# THE EXERCISE
Copy every record below exactly as written, but leave out the pictures.

# SUPPLIED MATERIAL
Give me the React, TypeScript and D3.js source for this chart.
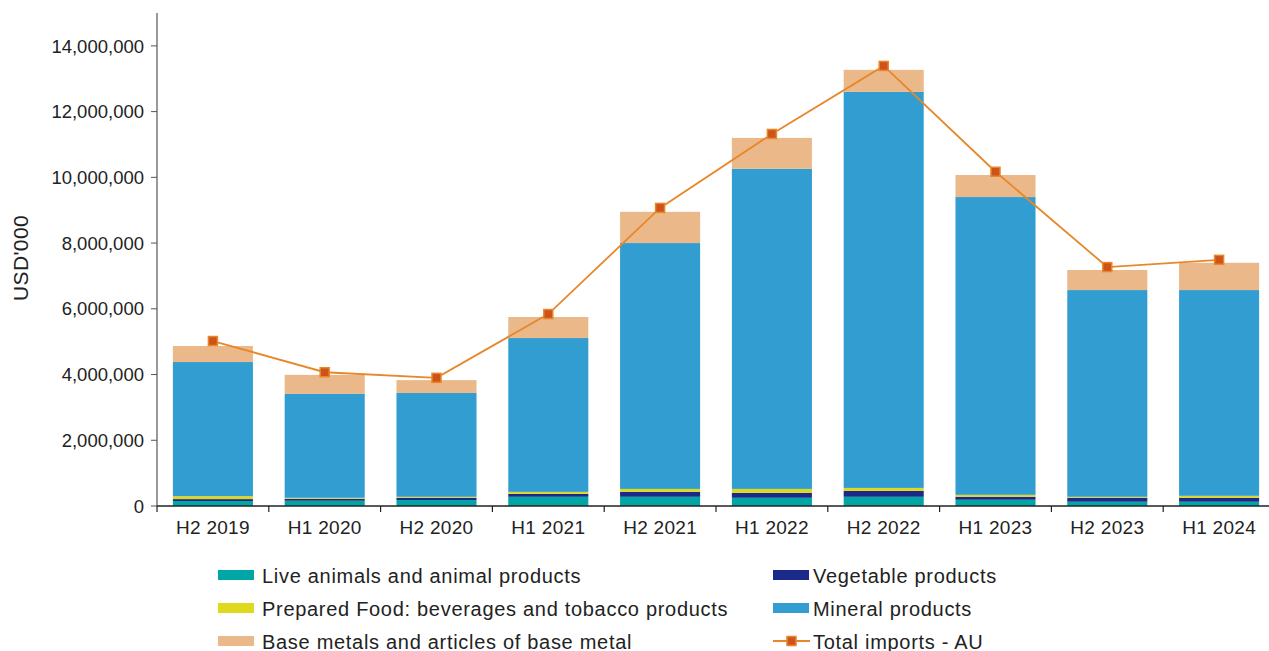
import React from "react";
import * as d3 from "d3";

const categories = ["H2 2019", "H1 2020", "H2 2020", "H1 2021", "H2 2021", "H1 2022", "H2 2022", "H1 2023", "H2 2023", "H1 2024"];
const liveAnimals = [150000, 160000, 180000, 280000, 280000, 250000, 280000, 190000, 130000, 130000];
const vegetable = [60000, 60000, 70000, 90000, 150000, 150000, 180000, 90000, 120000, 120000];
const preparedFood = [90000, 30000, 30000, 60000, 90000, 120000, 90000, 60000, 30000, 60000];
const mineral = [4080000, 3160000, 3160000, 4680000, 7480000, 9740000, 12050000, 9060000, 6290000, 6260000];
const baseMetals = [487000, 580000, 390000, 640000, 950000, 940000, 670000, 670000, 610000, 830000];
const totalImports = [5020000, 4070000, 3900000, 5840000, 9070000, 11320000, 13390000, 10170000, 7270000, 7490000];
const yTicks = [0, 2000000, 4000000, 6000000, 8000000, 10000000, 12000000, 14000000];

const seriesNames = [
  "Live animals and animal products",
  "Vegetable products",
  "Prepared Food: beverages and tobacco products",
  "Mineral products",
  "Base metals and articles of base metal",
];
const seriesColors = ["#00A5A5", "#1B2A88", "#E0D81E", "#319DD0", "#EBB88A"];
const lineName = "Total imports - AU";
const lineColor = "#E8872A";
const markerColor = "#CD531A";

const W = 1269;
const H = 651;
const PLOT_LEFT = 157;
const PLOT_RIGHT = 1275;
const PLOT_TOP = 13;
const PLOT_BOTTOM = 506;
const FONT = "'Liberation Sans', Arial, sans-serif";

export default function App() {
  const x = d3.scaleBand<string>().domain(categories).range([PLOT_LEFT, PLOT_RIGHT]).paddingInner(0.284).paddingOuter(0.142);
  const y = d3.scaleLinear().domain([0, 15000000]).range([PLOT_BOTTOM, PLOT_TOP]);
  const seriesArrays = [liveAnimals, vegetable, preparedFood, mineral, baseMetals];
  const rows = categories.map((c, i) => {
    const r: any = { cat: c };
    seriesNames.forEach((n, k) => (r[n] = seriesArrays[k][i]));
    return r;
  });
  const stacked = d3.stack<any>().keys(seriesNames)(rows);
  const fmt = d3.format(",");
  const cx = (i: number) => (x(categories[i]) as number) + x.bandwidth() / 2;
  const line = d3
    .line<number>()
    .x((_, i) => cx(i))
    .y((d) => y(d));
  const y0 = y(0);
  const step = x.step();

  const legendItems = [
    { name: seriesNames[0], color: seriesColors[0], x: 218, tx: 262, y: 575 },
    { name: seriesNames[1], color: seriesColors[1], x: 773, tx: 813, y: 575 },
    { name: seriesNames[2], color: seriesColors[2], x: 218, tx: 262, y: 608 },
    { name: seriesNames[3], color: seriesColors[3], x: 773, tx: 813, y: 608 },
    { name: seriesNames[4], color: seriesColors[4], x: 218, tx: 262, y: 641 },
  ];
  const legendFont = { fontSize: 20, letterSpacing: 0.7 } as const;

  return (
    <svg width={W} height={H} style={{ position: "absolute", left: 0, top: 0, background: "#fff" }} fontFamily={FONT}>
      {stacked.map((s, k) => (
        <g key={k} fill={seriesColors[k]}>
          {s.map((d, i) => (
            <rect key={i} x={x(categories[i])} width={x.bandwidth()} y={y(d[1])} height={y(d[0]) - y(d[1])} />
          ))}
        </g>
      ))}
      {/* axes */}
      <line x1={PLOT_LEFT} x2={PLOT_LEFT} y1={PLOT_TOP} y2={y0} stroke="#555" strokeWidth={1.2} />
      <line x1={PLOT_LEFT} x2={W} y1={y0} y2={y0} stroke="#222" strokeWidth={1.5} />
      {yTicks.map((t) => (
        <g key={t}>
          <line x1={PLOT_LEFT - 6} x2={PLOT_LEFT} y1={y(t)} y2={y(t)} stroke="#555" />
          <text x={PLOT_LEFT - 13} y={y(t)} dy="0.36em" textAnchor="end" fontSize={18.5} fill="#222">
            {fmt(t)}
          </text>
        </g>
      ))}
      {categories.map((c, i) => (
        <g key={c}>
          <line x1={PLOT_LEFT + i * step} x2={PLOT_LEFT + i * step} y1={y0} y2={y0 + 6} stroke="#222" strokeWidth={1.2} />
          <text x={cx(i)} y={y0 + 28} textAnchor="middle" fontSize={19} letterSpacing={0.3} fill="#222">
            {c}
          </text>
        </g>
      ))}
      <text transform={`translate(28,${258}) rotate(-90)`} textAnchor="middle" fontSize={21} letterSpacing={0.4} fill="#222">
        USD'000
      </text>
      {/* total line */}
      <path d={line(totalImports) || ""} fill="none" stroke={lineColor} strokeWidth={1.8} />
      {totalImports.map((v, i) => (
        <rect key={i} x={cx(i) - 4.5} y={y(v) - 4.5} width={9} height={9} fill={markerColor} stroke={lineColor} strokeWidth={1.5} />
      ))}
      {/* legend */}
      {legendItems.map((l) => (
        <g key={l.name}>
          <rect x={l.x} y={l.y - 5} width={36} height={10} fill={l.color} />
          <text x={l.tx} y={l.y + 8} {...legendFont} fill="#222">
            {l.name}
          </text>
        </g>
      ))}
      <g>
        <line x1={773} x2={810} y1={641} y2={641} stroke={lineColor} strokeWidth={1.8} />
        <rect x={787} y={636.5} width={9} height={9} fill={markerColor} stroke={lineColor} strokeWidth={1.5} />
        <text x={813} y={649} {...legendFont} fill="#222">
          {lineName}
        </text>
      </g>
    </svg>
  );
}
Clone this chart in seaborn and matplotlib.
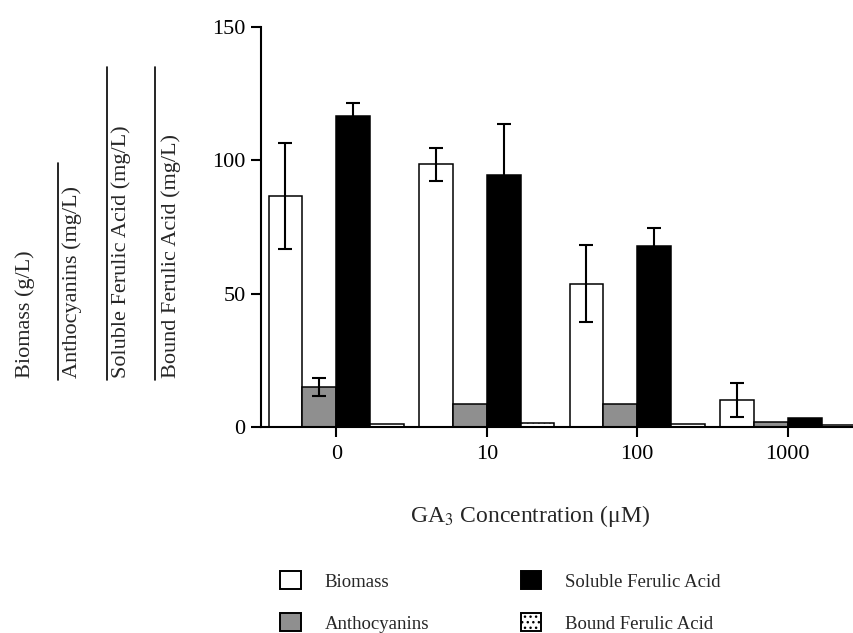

# ANSWER TO THE TASK
Give me the React, TypeScript and D3.js source for this chart.
import React from "react";
import * as d3 from "d3";

const categories = ["H2 2019", "H1 2020", "H2 2020", "H1 2021", "H2 2021", "H1 2022", "H2 2022", "H1 2023", "H2 2023", "H1 2024"];
const liveAnimals = [150000, 160000, 180000, 280000, 280000, 250000, 280000, 190000, 130000, 130000];
const vegetable = [60000, 60000, 70000, 90000, 150000, 150000, 180000, 90000, 120000, 120000];
const preparedFood = [90000, 30000, 30000, 60000, 90000, 120000, 90000, 60000, 30000, 60000];
const mineral = [4080000, 3160000, 3160000, 4680000, 7480000, 9740000, 12050000, 9060000, 6290000, 6260000];
const baseMetals = [487000, 580000, 390000, 640000, 950000, 940000, 670000, 670000, 610000, 830000];
const totalImports = [5020000, 4070000, 3900000, 5840000, 9070000, 11320000, 13390000, 10170000, 7270000, 7490000];
const yTicks = [0, 2000000, 4000000, 6000000, 8000000, 10000000, 12000000, 14000000];

const seriesNames = [
  "Live animals and animal products",
  "Vegetable products",
  "Prepared Food: beverages and tobacco products",
  "Mineral products",
  "Base metals and articles of base metal",
];
const seriesColors = ["#00A5A5", "#1B2A88", "#E0D81E", "#319DD0", "#EBB88A"];
const lineName = "Total imports - AU";
const lineColor = "#E8872A";
const markerColor = "#CD531A";

const W = 1269;
const H = 651;
const PLOT_LEFT = 157;
const PLOT_RIGHT = 1275;
const PLOT_TOP = 13;
const PLOT_BOTTOM = 506;
const FONT = "'Liberation Sans', Arial, sans-serif";

export default function App() {
  const x = d3.scaleBand<string>().domain(categories).range([PLOT_LEFT, PLOT_RIGHT]).paddingInner(0.284).paddingOuter(0.142);
  const y = d3.scaleLinear().domain([0, 15000000]).range([PLOT_BOTTOM, PLOT_TOP]);
  const seriesArrays = [liveAnimals, vegetable, preparedFood, mineral, baseMetals];
  const rows = categories.map((c, i) => {
    const r: any = { cat: c };
    seriesNames.forEach((n, k) => (r[n] = seriesArrays[k][i]));
    return r;
  });
  const stacked = d3.stack<any>().keys(seriesNames)(rows);
  const fmt = d3.format(",");
  const cx = (i: number) => (x(categories[i]) as number) + x.bandwidth() / 2;
  const line = d3
    .line<number>()
    .x((_, i) => cx(i))
    .y((d) => y(d));
  const y0 = y(0);
  const step = x.step();

  const legendItems = [
    { name: seriesNames[0], color: seriesColors[0], x: 218, tx: 262, y: 575 },
    { name: seriesNames[1], color: seriesColors[1], x: 773, tx: 813, y: 575 },
    { name: seriesNames[2], color: seriesColors[2], x: 218, tx: 262, y: 608 },
    { name: seriesNames[3], color: seriesColors[3], x: 773, tx: 813, y: 608 },
    { name: seriesNames[4], color: seriesColors[4], x: 218, tx: 262, y: 641 },
  ];
  const legendFont = { fontSize: 20, letterSpacing: 0.7 } as const;

  return (
    <svg width={W} height={H} style={{ position: "absolute", left: 0, top: 0, background: "#fff" }} fontFamily={FONT}>
      {stacked.map((s, k) => (
        <g key={k} fill={seriesColors[k]}>
          {s.map((d, i) => (
            <rect key={i} x={x(categories[i])} width={x.bandwidth()} y={y(d[1])} height={y(d[0]) - y(d[1])} />
          ))}
        </g>
      ))}
      {/* axes */}
      <line x1={PLOT_LEFT} x2={PLOT_LEFT} y1={PLOT_TOP} y2={y0} stroke="#555" strokeWidth={1.2} />
      <line x1={PLOT_LEFT} x2={W} y1={y0} y2={y0} stroke="#222" strokeWidth={1.5} />
      {yTicks.map((t) => (
        <g key={t}>
          <line x1={PLOT_LEFT - 6} x2={PLOT_LEFT} y1={y(t)} y2={y(t)} stroke="#555" />
          <text x={PLOT_LEFT - 13} y={y(t)} dy="0.36em" textAnchor="end" fontSize={18.5} fill="#222">
            {fmt(t)}
          </text>
        </g>
      ))}
      {categories.map((c, i) => (
        <g key={c}>
          <line x1={PLOT_LEFT + i * step} x2={PLOT_LEFT + i * step} y1={y0} y2={y0 + 6} stroke="#222" strokeWidth={1.2} />
          <text x={cx(i)} y={y0 + 28} textAnchor="middle" fontSize={19} letterSpacing={0.3} fill="#222">
            {c}
          </text>
        </g>
      ))}
      <text transform={`translate(28,${258}) rotate(-90)`} textAnchor="middle" fontSize={21} letterSpacing={0.4} fill="#222">
        USD'000
      </text>
      {/* total line */}
      <path d={line(totalImports) || ""} fill="none" stroke={lineColor} strokeWidth={1.8} />
      {totalImports.map((v, i) => (
        <rect key={i} x={cx(i) - 4.5} y={y(v) - 4.5} width={9} height={9} fill={markerColor} stroke={lineColor} strokeWidth={1.5} />
      ))}
      {/* legend */}
      {legendItems.map((l) => (
        <g key={l.name}>
          <rect x={l.x} y={l.y - 5} width={36} height={10} fill={l.color} />
          <text x={l.tx} y={l.y + 8} {...legendFont} fill="#222">
            {l.name}
          </text>
        </g>
      ))}
      <g>
        <line x1={773} x2={810} y1={641} y2={641} stroke={lineColor} strokeWidth={1.8} />
        <rect x={787} y={636.5} width={9} height={9} fill={markerColor} stroke={lineColor} strokeWidth={1.5} />
        <text x={813} y={649} {...legendFont} fill="#222">
          {lineName}
        </text>
      </g>
    </svg>
  );
}
Clone this chart in seaborn and matplotlib.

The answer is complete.